_Given data_.
###
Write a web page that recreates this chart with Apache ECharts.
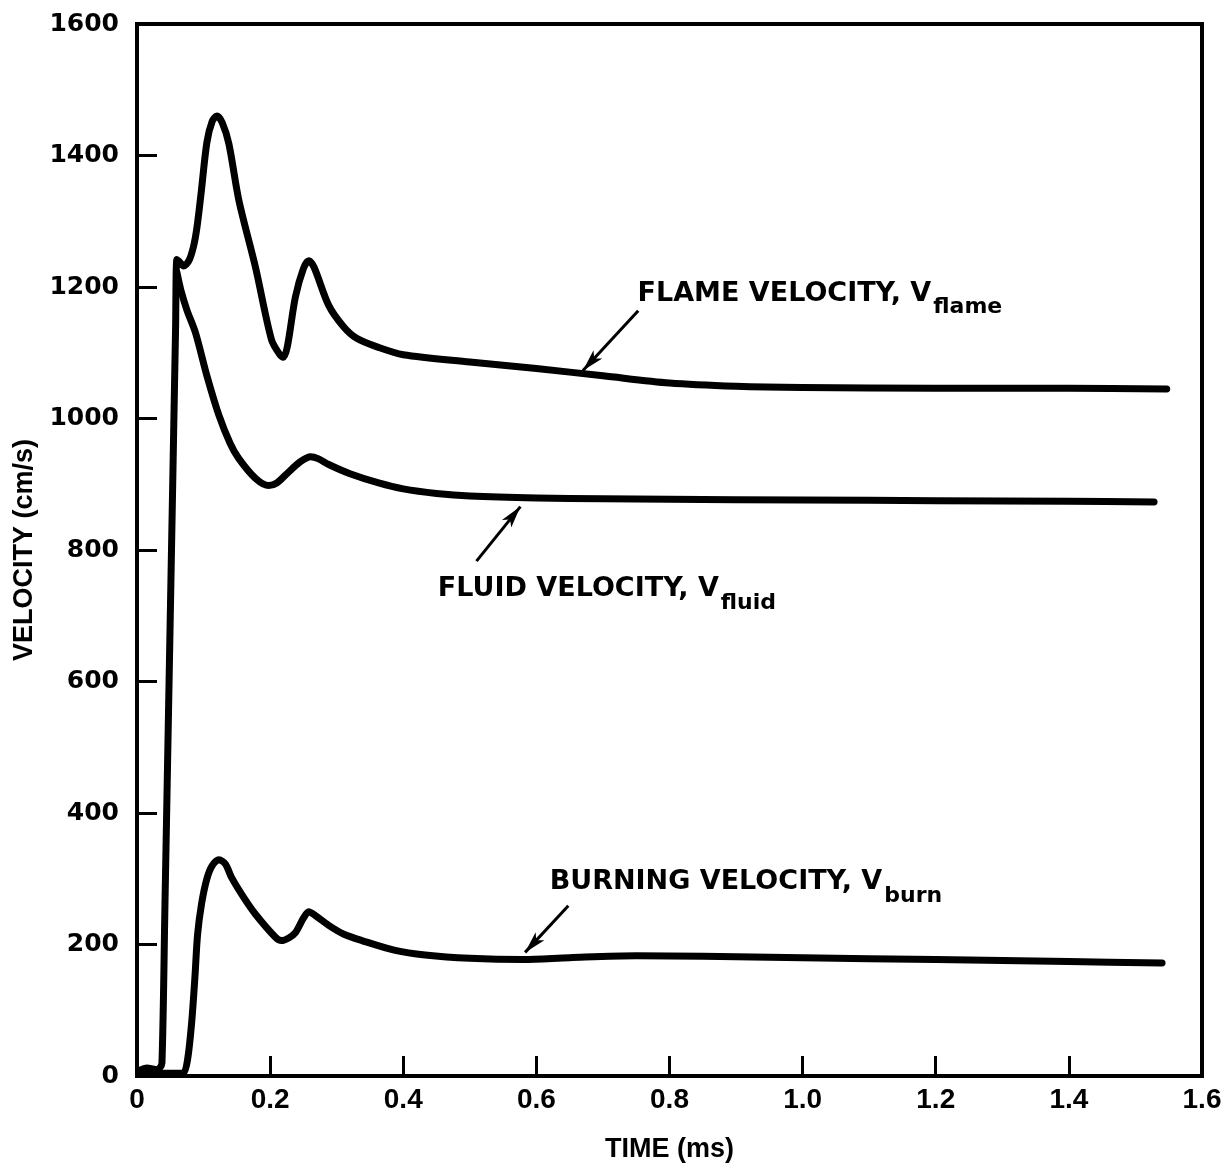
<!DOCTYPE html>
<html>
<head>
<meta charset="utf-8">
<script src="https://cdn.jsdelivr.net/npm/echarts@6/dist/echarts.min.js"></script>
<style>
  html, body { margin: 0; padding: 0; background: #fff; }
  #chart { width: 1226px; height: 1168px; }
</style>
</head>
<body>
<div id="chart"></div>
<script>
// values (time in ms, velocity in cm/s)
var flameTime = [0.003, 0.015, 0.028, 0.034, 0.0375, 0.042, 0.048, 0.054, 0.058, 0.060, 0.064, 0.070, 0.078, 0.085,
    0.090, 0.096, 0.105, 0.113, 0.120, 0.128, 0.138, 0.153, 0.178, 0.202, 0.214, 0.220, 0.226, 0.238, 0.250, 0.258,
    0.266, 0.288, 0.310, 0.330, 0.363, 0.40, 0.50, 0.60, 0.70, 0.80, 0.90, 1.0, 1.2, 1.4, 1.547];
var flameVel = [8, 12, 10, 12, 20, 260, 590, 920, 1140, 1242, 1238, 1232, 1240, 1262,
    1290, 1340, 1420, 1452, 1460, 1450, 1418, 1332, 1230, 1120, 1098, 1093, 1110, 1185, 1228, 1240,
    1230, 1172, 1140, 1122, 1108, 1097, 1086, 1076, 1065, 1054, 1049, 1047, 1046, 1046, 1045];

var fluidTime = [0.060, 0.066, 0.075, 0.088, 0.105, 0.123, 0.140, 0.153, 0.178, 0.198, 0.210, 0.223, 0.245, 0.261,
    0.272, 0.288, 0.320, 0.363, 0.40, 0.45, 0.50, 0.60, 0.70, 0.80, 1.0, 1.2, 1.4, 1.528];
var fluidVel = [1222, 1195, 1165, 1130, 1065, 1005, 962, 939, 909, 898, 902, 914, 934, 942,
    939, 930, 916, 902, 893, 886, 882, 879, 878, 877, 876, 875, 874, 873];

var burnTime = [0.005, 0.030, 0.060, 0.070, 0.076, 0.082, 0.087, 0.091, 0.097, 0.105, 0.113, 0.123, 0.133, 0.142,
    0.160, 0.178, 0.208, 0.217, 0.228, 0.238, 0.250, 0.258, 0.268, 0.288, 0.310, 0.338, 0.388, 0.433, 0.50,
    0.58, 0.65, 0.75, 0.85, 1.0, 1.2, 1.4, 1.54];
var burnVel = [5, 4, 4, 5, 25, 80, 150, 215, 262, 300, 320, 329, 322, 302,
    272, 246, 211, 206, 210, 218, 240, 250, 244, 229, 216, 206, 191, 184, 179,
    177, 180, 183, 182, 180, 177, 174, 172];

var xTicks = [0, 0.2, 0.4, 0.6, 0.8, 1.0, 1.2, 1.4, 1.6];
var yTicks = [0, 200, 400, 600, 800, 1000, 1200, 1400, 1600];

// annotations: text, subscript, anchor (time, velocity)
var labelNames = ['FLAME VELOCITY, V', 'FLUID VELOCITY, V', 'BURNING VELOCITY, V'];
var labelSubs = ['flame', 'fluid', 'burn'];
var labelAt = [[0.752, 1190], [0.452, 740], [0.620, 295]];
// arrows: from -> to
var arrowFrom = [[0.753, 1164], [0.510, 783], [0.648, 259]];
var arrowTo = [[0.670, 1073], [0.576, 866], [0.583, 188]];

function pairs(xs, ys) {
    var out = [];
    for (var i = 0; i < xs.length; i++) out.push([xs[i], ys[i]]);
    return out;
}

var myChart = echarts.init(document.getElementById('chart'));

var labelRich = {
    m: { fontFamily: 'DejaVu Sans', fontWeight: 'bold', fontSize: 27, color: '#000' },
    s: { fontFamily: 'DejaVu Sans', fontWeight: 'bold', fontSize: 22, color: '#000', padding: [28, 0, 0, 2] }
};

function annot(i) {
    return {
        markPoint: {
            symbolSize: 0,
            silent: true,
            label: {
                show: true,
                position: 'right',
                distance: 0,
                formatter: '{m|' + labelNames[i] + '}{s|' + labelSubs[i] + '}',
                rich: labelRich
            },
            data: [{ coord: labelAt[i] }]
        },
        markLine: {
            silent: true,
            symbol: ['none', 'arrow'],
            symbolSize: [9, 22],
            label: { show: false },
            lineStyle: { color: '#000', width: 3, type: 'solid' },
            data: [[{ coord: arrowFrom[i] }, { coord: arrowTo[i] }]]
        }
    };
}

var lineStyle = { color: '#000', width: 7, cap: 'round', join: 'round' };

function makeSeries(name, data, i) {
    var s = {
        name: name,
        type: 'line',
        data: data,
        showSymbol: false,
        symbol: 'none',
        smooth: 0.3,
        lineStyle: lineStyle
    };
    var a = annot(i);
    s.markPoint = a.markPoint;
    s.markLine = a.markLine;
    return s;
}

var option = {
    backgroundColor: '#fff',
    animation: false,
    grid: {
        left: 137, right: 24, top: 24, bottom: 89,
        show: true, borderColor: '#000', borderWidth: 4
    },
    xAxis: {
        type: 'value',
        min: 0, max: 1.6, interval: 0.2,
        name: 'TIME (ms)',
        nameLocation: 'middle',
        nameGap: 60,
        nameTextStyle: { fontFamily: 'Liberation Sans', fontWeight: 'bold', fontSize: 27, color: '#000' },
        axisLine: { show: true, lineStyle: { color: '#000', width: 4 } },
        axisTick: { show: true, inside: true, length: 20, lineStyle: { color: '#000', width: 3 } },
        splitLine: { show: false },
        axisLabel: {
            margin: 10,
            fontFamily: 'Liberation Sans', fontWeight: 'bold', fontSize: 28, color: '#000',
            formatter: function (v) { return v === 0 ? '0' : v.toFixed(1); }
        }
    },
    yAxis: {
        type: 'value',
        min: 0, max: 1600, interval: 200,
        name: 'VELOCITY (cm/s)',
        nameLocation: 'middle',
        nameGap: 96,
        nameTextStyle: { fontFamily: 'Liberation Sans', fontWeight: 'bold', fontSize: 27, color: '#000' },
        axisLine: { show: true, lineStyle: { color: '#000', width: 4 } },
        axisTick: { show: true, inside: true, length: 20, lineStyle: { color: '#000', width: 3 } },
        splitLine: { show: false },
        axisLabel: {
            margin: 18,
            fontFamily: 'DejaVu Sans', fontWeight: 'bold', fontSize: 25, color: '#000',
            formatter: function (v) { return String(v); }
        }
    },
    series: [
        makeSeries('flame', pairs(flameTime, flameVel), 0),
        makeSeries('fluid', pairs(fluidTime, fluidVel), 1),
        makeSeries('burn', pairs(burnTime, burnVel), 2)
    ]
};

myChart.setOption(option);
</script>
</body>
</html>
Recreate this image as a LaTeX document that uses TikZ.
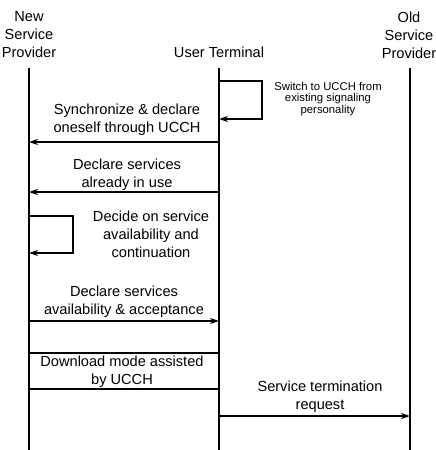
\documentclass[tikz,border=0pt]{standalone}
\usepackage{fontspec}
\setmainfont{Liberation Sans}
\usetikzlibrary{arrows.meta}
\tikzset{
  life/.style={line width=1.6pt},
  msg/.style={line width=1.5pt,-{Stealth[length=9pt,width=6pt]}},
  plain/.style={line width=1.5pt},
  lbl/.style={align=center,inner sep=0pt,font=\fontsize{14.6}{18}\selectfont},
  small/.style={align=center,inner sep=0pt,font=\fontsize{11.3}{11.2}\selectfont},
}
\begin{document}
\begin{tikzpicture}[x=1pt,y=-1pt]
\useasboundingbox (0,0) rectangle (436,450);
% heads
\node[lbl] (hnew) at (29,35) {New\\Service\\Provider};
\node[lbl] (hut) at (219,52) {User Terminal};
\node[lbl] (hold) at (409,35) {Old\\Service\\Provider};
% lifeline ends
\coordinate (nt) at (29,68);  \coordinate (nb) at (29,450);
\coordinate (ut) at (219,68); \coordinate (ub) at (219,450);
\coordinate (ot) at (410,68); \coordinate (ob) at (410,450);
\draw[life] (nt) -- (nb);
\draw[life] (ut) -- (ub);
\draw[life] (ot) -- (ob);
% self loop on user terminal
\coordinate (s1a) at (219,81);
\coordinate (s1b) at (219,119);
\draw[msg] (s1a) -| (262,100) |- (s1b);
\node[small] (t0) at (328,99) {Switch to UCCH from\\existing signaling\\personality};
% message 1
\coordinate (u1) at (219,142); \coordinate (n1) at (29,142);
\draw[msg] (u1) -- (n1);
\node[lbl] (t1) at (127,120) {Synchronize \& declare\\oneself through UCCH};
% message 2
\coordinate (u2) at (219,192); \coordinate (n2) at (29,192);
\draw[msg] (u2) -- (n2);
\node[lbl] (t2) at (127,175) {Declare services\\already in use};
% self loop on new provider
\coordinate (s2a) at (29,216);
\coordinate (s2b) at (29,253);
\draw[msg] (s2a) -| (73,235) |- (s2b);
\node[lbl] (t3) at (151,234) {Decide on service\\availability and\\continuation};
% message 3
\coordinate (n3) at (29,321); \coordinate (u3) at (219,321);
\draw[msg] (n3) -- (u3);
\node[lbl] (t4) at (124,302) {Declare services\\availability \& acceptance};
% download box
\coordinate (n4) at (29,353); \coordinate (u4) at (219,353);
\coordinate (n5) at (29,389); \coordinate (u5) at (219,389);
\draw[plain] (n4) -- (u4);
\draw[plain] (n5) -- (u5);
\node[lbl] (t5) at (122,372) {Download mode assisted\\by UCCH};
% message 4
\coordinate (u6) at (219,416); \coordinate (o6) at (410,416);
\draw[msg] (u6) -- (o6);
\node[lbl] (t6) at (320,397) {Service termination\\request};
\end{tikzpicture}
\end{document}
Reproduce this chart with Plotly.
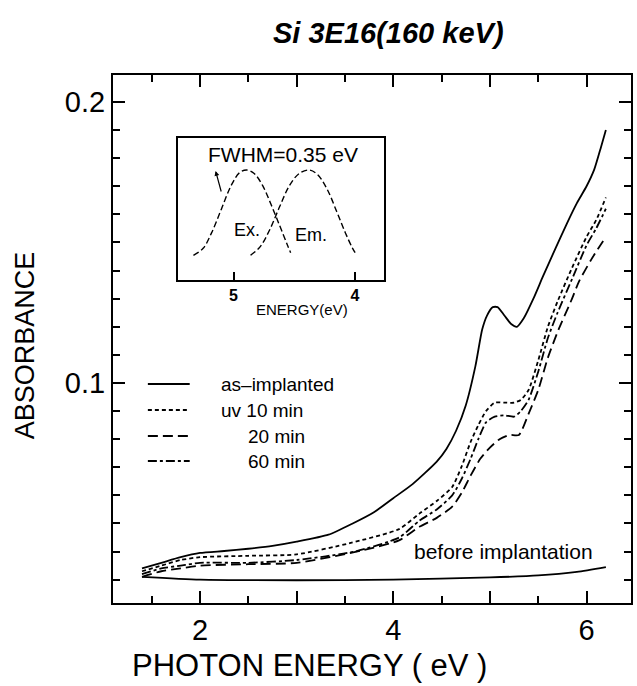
###
_Required task_. Please return, exactly as written, the lines from the first line of the records above through the line containing "875, 874, 873];", both included, leaving out any pictures.

_Answer to this exercise_.
Write a web page that recreates this chart with Apache ECharts.
<!DOCTYPE html>
<html>
<head>
<meta charset="utf-8">
<script src="https://cdn.jsdelivr.net/npm/echarts@6/dist/echarts.min.js"></script>
<style>
  html, body { margin: 0; padding: 0; background: #fff; }
  #chart { width: 1226px; height: 1168px; }
</style>
</head>
<body>
<div id="chart"></div>
<script>
// values (time in ms, velocity in cm/s)
var flameTime = [0.003, 0.015, 0.028, 0.034, 0.0375, 0.042, 0.048, 0.054, 0.058, 0.060, 0.064, 0.070, 0.078, 0.085,
    0.090, 0.096, 0.105, 0.113, 0.120, 0.128, 0.138, 0.153, 0.178, 0.202, 0.214, 0.220, 0.226, 0.238, 0.250, 0.258,
    0.266, 0.288, 0.310, 0.330, 0.363, 0.40, 0.50, 0.60, 0.70, 0.80, 0.90, 1.0, 1.2, 1.4, 1.547];
var flameVel = [8, 12, 10, 12, 20, 260, 590, 920, 1140, 1242, 1238, 1232, 1240, 1262,
    1290, 1340, 1420, 1452, 1460, 1450, 1418, 1332, 1230, 1120, 1098, 1093, 1110, 1185, 1228, 1240,
    1230, 1172, 1140, 1122, 1108, 1097, 1086, 1076, 1065, 1054, 1049, 1047, 1046, 1046, 1045];

var fluidTime = [0.060, 0.066, 0.075, 0.088, 0.105, 0.123, 0.140, 0.153, 0.178, 0.198, 0.210, 0.223, 0.245, 0.261,
    0.272, 0.288, 0.320, 0.363, 0.40, 0.45, 0.50, 0.60, 0.70, 0.80, 1.0, 1.2, 1.4, 1.528];
var fluidVel = [1222, 1195, 1165, 1130, 1065, 1005, 962, 939, 909, 898, 902, 914, 934, 942,
    939, 930, 916, 902, 893, 886, 882, 879, 878, 877, 876, 875, 874, 873];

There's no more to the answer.